Malaysia’s property market is not showing signs that it is slowing, even though Bank Negara put in place curbing measures such as capping the third housing loan amount at 70 percent last year and using net income as the basis for approving loans this year. Datuk Donald Lim, Deputy Minister of Finance, who launched the said report, also warned that the government will continue to impose strict controls to avoid an overheated real estate market.

According to the deputy finance minister, it is healthy and normal for property prices to rise by 10 to 15 percent each year. Anything higher than this will prompt the Ministry of Finance to impose a higher property profits tax in next year’s budget to rein in excessive rises in property prices.

Household Debt Is High But Not At Dangerous Level
The progressive measures introduced by Bank Negara last year were to prevent household debt levels from getting too high – following good economic growth in the previous years that boosted domestic demands – the banking system was alerted that its household debt to gross domestic product ratio had reached a warning level of 76.6 percent.

After the introduction of a 70 percent cap on third housing loans last year, and the precautionary measure of using net income as the basis for approving loans this year, Bank Negara expressed satisfaction with the current situation in its annual report released in end-March. Bank Negara reasoned that rise in household loans have retreated from 13.7 percent in 2010 to 12.5 percent, while the growth rate of multiple mortgages have dropped from 14.9 percent to 2.9 percent.

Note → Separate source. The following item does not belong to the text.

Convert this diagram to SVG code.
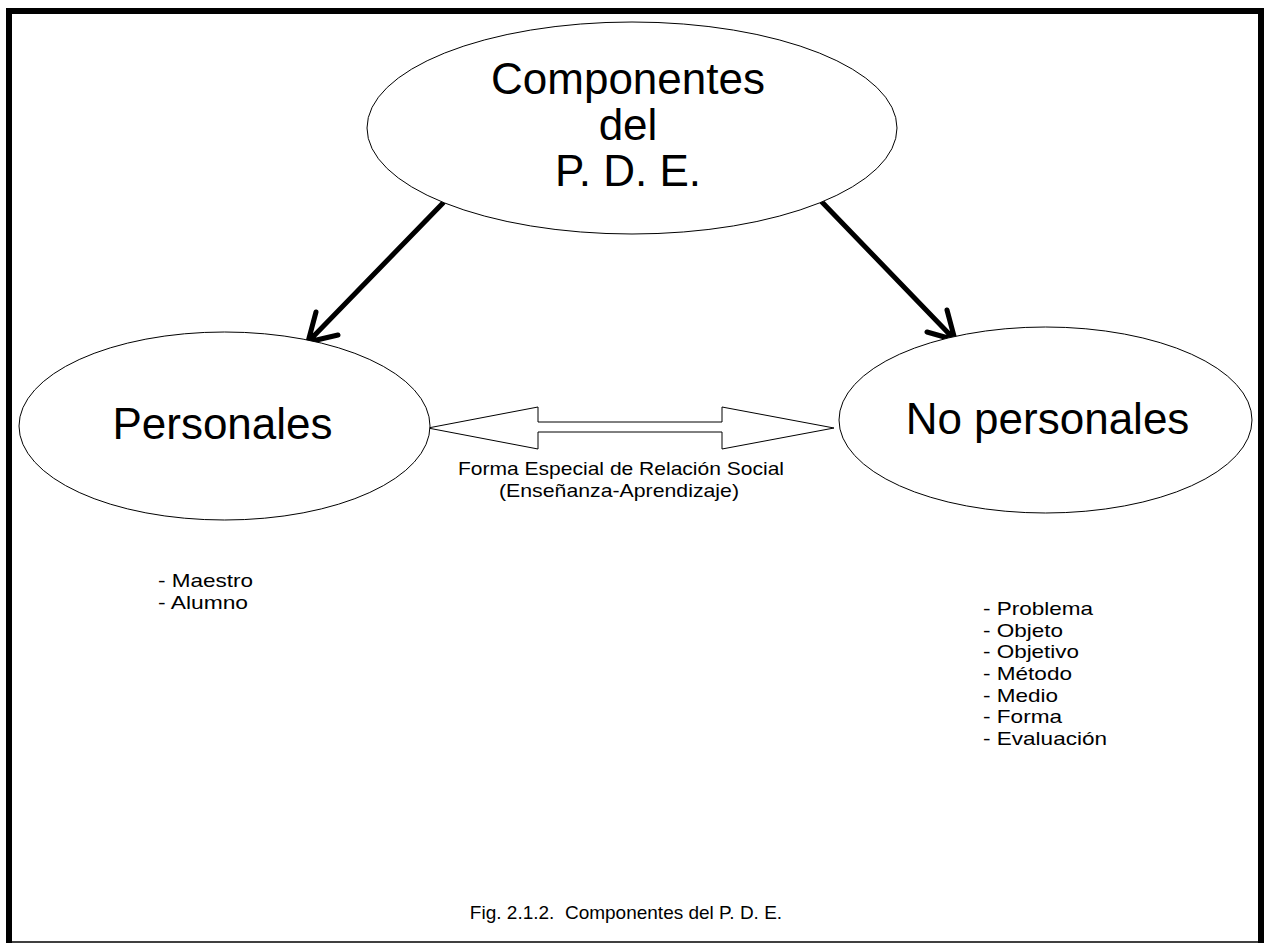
<svg xmlns="http://www.w3.org/2000/svg" width="1266" height="943" viewBox="0 0 1266 943">
<style>
.ell{fill:#fff;stroke:#000;stroke-width:1}
.big{font-family:"Liberation Sans",Arial,sans-serif;fill:#000;text-anchor:middle}
.sm{font-family:"Liberation Sans",Arial,sans-serif;fill:#000;font-size:19px}
.conn{stroke:#000;stroke-width:5;fill:none;stroke-linecap:round;stroke-linejoin:round}
</style>
<rect x="0" y="0" width="1266" height="943" fill="#fff"/>
<g id="frame">
<line x1="6" y1="11" x2="1264" y2="11" stroke="#000" stroke-width="6"/>
<line x1="9" y1="8" x2="9" y2="943" stroke="#000" stroke-width="6"/>
<line x1="1261" y1="8" x2="1261" y2="943" stroke="#000" stroke-width="6"/>
<line x1="6" y1="942" x2="1264" y2="942" stroke="#000" stroke-width="1.5"/>
</g>
<g id="connectors">
<path class="conn" d="M443,203 L308,342 M316,312 L308,342 L338,335"/>
<path class="conn" d="M820,200 L955,340 M947,310 L955,340 L927,332"/>
<polygon points="428,428 538,407 538,422 722,422 722,407 834,428 722,449 722,432 538,432 538,449" fill="#fff" stroke="#000" stroke-width="1"/>
</g>
<g id="node-componentes">
<ellipse class="ell" cx="632" cy="128" rx="265" ry="106"/>
<text class="big" font-size="44" x="628" y="94">Componentes</text>
<text class="big" font-size="44" x="628" y="140">del</text>
<text class="big" font-size="44" x="628" y="186">P. D. E.</text>
</g>
<g id="node-personales">
<ellipse class="ell" cx="224.5" cy="426" rx="205.5" ry="94"/>
<text class="big" font-size="44" x="222.5" y="439">Personales</text>
</g>
<g id="node-nopersonales">
<ellipse class="ell" cx="1045.5" cy="420" rx="206.5" ry="93"/>
<text class="big" font-size="44" x="1047.5" y="434">No personales</text>
</g>
<g id="relation-label">
<text class="sm" x="458" y="475" textLength="326" lengthAdjust="spacingAndGlyphs">Forma Especial de Relación Social</text>
<text class="sm" x="499" y="497" textLength="240" lengthAdjust="spacingAndGlyphs">(Enseñanza-Aprendizaje)</text>
</g>
<g id="list-personales">
<text class="sm" x="158" y="587" textLength="95" lengthAdjust="spacingAndGlyphs">- Maestro</text>
<text class="sm" x="158" y="609" textLength="90" lengthAdjust="spacingAndGlyphs">- Alumno</text>
</g>
<g id="list-nopersonales">
<text class="sm" x="983" y="615" textLength="110" lengthAdjust="spacingAndGlyphs">- Problema</text>
<text class="sm" x="983" y="637" textLength="80" lengthAdjust="spacingAndGlyphs">- Objeto</text>
<text class="sm" x="983" y="658" textLength="96" lengthAdjust="spacingAndGlyphs">- Objetivo</text>
<text class="sm" x="983" y="680" textLength="89" lengthAdjust="spacingAndGlyphs">- Método</text>
<text class="sm" x="983" y="702" textLength="75" lengthAdjust="spacingAndGlyphs">- Medio</text>
<text class="sm" x="983" y="723" textLength="79" lengthAdjust="spacingAndGlyphs">- Forma</text>
<text class="sm" x="983" y="745" textLength="124" lengthAdjust="spacingAndGlyphs">- Evaluación</text>
</g>
<g id="caption">
<text class="sm" text-anchor="middle" x="626" y="919" xml:space="preserve">Fig. 2.1.2.  Componentes del P. D. E.</text>
</g>
</svg>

More importantly, all mortgages are deemed safe, with the ratio of mortgaged assets to loan amounts reaching as much as 2.3 times. Bank Negara is, however, more concerned that loans taken up by low-income families in urban areas accounted for 4.4 to 9.6 times of their income. Nevertheless, Bank Negara assured that these loans, which totalled RM127.4 billion, accounted for less than 13 percent of the total loans in the banking system and would not pose a danger to the banking system.

Abundant Hot Money Pushing The Stock Market To New Highs
After the assuring annual report of Bank Negara on the state of household loans, its February edition of its monthly Monetary and Financial Development Report showed that household loans continue to grow by more than 12 percent, which was comparable with the 12.5 percent last year. It reported that instead of easing off, hot money in the market continued to increase. The loans to deposits ratio fell below the 80 percent level, while the financing to deposit ratio also fell. The net result was a market flooded with excess hot money, which propelled the stock market to new highs in end-March and early-April.

These two reports from Bank Negara revealed its ‘tug-of-war’ approach to rein in the mounting household loans and asset inflation situation. On one side, Bank Negara has to make sure that these two phenomena will not grow out of hand by adopting moderate precautionary measures; on the other side, it needs to ensure that these two asset markets – the stock market and property market – continue to flourish so as to maintain strong domestic demands, which will in turn ensure economic growth to meet the government’s target.

This ‘tug-of-war’ tactic had set off a round of asset inflation before, so we need to monitor its development closely.